Cumulative Volume Delta (CVD): How to Read the Indicator
The Cumulative Volume Delta (CVD) indicator tries to reveal whether buyers or sellers are doing the heavy lifting behind a price move. Used well, it adds context; used blindly, it misleads.
Price tells you where a market traded, but not who was in control. The Cumulative Volume Delta indicator is one attempt to fill that gap by tracking the running balance between aggressive buying and aggressive selling. It is popular among order-flow traders, but like every tool it is probabilistic, not predictive.
What CVD measures
CVD measures the cumulative difference between market buy volume and market sell volume over time. The core building block is volume delta: for a given period, you subtract the volume executed at the bid (aggressive sells) from the volume executed at the ask (aggressive buys).
- Positive delta: more aggressive buying than selling in that bar.
- Negative delta: more aggressive selling than buying.
- Cumulative delta: you keep a running sum of each bar's delta, producing a continuous line you can plot like an oscillator.
The idea is that initiating traders, those who cross the spread, reveal intent. CVD attempts to make that intent visible as a single curve.
Roughly how it is calculated
In its purest form, each trade is classified as buyer- or seller-initiated using tick rules or bid/ask data, then summed. On many charting platforms exact bid/ask tagging is unavailable, so CVD is approximated from candle data, which is why values can differ between data sources. Always know which method your platform uses before trusting the line.
How to read CVD on a chart
CVD is most useful when compared against price rather than read in isolation. The main signal traders watch for is divergence between the CVD line and the price line.
- Confirmation: price makes a higher high and CVD also makes a higher high. Aggressive buyers are supporting the move.
- Bearish divergence: price prints a higher high but CVD makes a lower high. The rally is advancing on weaker buying pressure, a potential warning.
- Bullish divergence: price makes a lower low while CVD makes a higher low, hinting that selling is exhausting.
- Absorption: CVD rises sharply but price barely moves, suggesting resting sell orders are soaking up the buying.
Many traders pair CVD with structure and with broader context tools such as market structure analysis or support and resistance levels, rather than acting on the delta line alone.
Strengths of the CVD indicator
- Order-flow insight: it surfaces buying and selling pressure that raw price action hides.
- Early context: divergences can flag fading momentum before it shows in price.
- Versatility: it works across timeframes and pairs naturally with other tools like the Relative Strength Index for a fuller read.
Limits and false signals
CVD is genuinely useful, but it is far from infallible, and treating it as a crystal ball is the fastest way to get hurt.
- Data quality matters: approximated CVD from candles can diverge from true tick-based CVD, producing different signals on different platforms.
- Single-venue blindness: CVD usually reflects one exchange.

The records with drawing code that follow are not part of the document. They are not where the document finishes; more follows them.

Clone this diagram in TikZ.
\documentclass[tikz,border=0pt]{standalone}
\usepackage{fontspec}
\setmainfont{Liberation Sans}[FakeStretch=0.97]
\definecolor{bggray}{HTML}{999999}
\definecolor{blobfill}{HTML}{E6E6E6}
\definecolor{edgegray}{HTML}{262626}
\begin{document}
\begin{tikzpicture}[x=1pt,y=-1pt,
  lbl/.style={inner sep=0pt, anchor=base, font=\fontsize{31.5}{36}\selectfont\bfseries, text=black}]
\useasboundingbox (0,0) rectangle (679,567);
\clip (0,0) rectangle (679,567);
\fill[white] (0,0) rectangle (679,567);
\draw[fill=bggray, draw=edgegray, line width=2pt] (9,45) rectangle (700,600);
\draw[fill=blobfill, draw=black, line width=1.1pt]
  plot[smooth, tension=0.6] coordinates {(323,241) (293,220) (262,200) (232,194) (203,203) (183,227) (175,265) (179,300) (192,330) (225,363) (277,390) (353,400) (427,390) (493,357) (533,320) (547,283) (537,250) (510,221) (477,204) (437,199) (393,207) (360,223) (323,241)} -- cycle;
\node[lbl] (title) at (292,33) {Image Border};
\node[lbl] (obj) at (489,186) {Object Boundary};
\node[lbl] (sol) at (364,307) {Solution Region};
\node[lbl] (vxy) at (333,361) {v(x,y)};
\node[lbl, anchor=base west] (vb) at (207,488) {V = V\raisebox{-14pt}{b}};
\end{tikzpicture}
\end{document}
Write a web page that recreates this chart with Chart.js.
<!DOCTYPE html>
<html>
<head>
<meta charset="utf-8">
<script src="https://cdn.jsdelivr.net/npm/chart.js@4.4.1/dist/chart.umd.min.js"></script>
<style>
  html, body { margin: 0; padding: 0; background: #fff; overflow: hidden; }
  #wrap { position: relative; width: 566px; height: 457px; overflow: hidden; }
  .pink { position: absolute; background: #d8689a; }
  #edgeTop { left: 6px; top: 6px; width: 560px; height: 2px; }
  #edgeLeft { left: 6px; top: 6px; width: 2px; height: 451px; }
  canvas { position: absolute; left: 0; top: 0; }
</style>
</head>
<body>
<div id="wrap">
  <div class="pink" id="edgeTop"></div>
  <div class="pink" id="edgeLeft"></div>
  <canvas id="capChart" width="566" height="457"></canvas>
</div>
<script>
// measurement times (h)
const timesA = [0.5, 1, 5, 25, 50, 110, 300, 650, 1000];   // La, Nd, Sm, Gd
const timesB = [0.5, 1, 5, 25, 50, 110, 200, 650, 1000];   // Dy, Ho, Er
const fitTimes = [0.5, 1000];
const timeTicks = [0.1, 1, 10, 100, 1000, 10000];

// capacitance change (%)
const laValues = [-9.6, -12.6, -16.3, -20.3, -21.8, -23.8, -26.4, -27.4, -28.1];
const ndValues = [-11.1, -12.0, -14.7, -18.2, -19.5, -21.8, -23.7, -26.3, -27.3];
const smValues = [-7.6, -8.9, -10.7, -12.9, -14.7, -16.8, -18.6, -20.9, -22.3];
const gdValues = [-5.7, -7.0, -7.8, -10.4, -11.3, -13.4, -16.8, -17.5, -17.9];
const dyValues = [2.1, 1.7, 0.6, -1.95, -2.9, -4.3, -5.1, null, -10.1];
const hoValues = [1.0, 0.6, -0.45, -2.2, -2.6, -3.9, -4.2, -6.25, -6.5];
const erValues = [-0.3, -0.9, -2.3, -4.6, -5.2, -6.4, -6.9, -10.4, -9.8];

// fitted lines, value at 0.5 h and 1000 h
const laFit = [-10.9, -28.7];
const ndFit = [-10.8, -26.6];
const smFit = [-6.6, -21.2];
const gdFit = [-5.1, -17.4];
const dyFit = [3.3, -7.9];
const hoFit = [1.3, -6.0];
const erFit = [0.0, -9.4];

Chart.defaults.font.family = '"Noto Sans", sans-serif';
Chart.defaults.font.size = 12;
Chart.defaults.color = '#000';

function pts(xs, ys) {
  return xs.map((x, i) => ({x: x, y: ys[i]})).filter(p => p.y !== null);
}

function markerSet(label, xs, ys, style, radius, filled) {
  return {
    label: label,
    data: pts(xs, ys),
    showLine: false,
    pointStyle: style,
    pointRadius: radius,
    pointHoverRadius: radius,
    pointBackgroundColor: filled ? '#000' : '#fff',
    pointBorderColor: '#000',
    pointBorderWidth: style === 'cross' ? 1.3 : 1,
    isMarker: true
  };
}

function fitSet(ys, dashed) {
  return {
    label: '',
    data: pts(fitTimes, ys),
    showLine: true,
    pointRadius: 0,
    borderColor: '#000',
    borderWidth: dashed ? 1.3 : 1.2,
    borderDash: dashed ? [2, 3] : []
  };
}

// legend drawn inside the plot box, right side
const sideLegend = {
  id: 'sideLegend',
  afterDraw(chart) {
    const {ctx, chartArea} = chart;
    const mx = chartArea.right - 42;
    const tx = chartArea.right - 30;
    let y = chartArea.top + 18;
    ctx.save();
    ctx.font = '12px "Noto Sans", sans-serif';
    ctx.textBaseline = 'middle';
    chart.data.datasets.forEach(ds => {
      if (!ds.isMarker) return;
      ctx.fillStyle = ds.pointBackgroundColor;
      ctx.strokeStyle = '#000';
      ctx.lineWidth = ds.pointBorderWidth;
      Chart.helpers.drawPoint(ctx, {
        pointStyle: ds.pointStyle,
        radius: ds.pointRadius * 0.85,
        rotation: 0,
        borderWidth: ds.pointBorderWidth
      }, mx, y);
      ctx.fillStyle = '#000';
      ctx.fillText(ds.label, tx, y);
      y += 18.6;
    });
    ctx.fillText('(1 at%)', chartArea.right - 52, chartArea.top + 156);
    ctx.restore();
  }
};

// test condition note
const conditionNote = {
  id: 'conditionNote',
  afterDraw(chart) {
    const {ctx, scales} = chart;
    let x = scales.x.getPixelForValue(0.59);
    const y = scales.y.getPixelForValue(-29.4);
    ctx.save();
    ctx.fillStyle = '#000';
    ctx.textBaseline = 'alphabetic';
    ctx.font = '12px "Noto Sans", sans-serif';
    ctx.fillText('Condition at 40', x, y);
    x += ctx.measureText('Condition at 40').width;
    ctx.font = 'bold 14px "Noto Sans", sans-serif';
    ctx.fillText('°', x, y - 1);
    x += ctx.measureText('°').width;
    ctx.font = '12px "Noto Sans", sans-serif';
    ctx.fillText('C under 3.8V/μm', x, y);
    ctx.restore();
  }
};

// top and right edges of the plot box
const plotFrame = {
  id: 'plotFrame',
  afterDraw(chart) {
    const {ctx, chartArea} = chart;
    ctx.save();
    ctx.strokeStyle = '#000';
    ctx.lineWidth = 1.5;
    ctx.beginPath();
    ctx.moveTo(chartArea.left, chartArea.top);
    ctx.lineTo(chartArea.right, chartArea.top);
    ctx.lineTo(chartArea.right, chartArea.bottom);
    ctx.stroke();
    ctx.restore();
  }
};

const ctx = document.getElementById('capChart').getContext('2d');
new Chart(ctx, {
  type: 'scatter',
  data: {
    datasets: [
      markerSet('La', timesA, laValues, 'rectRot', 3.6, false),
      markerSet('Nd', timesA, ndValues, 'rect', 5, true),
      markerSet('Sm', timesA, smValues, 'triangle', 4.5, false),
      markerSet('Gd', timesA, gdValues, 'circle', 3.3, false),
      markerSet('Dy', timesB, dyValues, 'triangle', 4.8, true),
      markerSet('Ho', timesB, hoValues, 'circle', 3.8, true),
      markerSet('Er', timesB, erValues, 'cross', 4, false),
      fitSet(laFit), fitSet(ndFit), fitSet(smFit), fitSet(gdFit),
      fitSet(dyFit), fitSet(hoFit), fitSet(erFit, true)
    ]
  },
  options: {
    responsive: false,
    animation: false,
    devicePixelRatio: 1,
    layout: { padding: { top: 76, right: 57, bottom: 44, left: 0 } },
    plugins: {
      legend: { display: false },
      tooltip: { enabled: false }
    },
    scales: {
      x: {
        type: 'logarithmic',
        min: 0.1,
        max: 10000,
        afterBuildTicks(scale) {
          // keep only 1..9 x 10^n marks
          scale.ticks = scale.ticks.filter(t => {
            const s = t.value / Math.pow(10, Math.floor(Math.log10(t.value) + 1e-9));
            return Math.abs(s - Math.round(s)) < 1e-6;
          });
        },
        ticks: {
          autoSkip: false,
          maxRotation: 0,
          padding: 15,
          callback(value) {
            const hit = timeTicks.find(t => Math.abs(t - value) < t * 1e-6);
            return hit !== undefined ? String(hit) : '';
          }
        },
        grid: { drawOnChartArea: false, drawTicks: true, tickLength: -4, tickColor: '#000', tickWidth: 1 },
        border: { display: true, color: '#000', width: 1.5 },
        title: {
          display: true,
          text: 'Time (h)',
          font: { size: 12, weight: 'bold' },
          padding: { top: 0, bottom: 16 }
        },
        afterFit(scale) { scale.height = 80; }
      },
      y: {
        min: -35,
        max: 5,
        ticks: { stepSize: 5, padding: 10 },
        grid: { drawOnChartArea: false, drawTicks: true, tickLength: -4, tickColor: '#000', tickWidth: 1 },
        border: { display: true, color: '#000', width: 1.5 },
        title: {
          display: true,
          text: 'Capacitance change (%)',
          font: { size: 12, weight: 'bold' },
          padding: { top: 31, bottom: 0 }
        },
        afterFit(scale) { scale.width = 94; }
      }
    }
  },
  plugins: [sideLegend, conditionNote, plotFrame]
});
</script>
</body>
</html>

In fragmented crypto markets, flow elsewhere can dominate.
- Spoofing and absorption: large passive players can absorb aggressive flow, so strong delta does not guarantee follow-through.
- Persistent divergences: a divergence can last far longer than expected. It signals conditions, not timing, so a "warning" may never resolve into a reversal.
Because of these limits, CVD is best treated as one input among several. Confirming signals with broader context, including trading volume analysis, reduces the odds of acting on noise.
Practical takeaway
Use CVD to ask a simple question: is the order flow agreeing with the price move, or quietly disagreeing with it? Confirmation adds confidence to a thesis; divergence and absorption invite caution and tighter risk management. Combine it with structure, levels and your own trade plan rather than letting it drive decisions by itself.
Risk caveat: CVD is a probabilistic context tool, not a prediction of future prices, and no indicator can guarantee outcomes; always manage risk and never trade more than you can afford to lose.